When I last posted to this blog, I was living my own teacher dream. I was working in the district I had sought-out the moment I graduated college. I was blissfully designing my own daily schedule and my own daily instruction from scratch. Very few textbooks or mandates clouded my dream, and I felt a lot like a chef, “cooking up” fun and engaging lessons and activities for my students. I lived the promise I had made when they hired me – I was the person who came in early and stayed up late and showed up on the weekends because I loved doing this job and having this freedom to do it the way I wanted to.
I was one of quite a few teachers in my district (after all, they had “raised” me into the teacher I was) who could practically hiss and spit when the dreaded “P” word was spoken….p-r-0-g-r-a-m. We were always a little paranoid, and would speak in hushed whispers about our fears that someone above was going to try to push a program on us. We knew we were lucky to have the freedom and flexibility to be so creative with our work, and very few other schools operate this way. It was what drew most of us to the district in the first place, and we had become fiercely loyal to our way of doing business.
For a long time, our paranoia was just paranoia, but eventually, the reality was upon us. We were asked to review some sample materials for reading instruction. Thankfully, one of the products that was provided was the Units of Study for Teaching Reading. Many of us fierce, passionate, creative teachers had been using reading and writing workshop for years. We had read the professional books, gone to the Saturday reunions at Teachers College, and sought out workshops when they were available. The Units of Study product was based in the philosophy that we were already using, so if we had to spend our precious budget dollars on something other than children’s literature, THAT was what we wanted to spend them on!
When I was one of the teachers clawing and biting because the “P” word had been used, a colleague made a comment that stuck with me. I had shared a Facebook meme (originally from John Spencer’s blog) that read, “Telling a Teacher to Use a Boxed Curriculum is Like Forcing a Chef to Cook Hamburger Helper.” This represented exactly how I felt about “programs” and everything I loved about teaching. However, this colleague’s response was, “Yes, but sometimes Hamburger Helper is what you need to get started…” I remembered her words when it was time to bring the Units of Study reading materials into our school. One of the reasons our reading and writing workshop program wasn’t as robust as it had been was because we had quite a few new teachers join us and other teachers change grade levels. There wasn’t any common training, materials, or expectations, and everybody was trying to do the best they could with the situation they were in. As a young teacher with no children, no health or family issues, an overabundance of enthusiasm, and a reading specialist degree that led me to a lot more training in this area than my peers, I had the special knowledge and time on my hands to do this kind of work from scratch day in and day out. But not every teacher is in the same situation as me.
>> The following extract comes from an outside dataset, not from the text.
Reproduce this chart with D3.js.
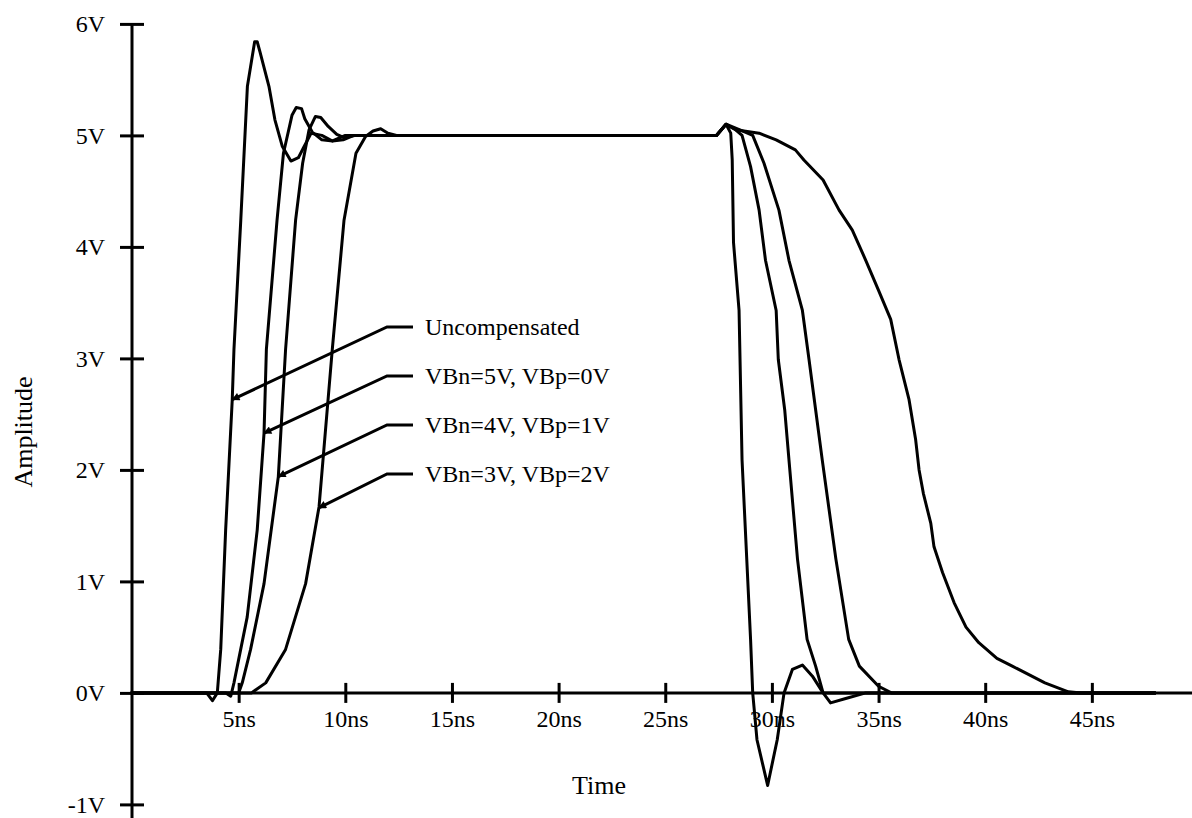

The Units of Study were the common ground we needed for each teacher to build something great in their own classroom.
Lucy Calkins said it herself in the Guide to the Readers Workshop that comes with each grade level’s Units of Study kit. It’s just “professional development in a box.” It’s not a program. It’s not a script. It’s a way for teachers to learn the philosophy I’ve always subscribed to, build a school-wide curriculum based on that philosophy, and “cook up” a class full of readers. There are many different ways to whip up an outstanding chocolate cake, and each chef will make it differently based on his/her specific talents and preferences. But in the end, there are a few key ingredients and steps to the process that have to be present in that recipe. Likewise, there are a few key ingredients and steps to the process that we can all benefit from learning in order to grow a generation of readers.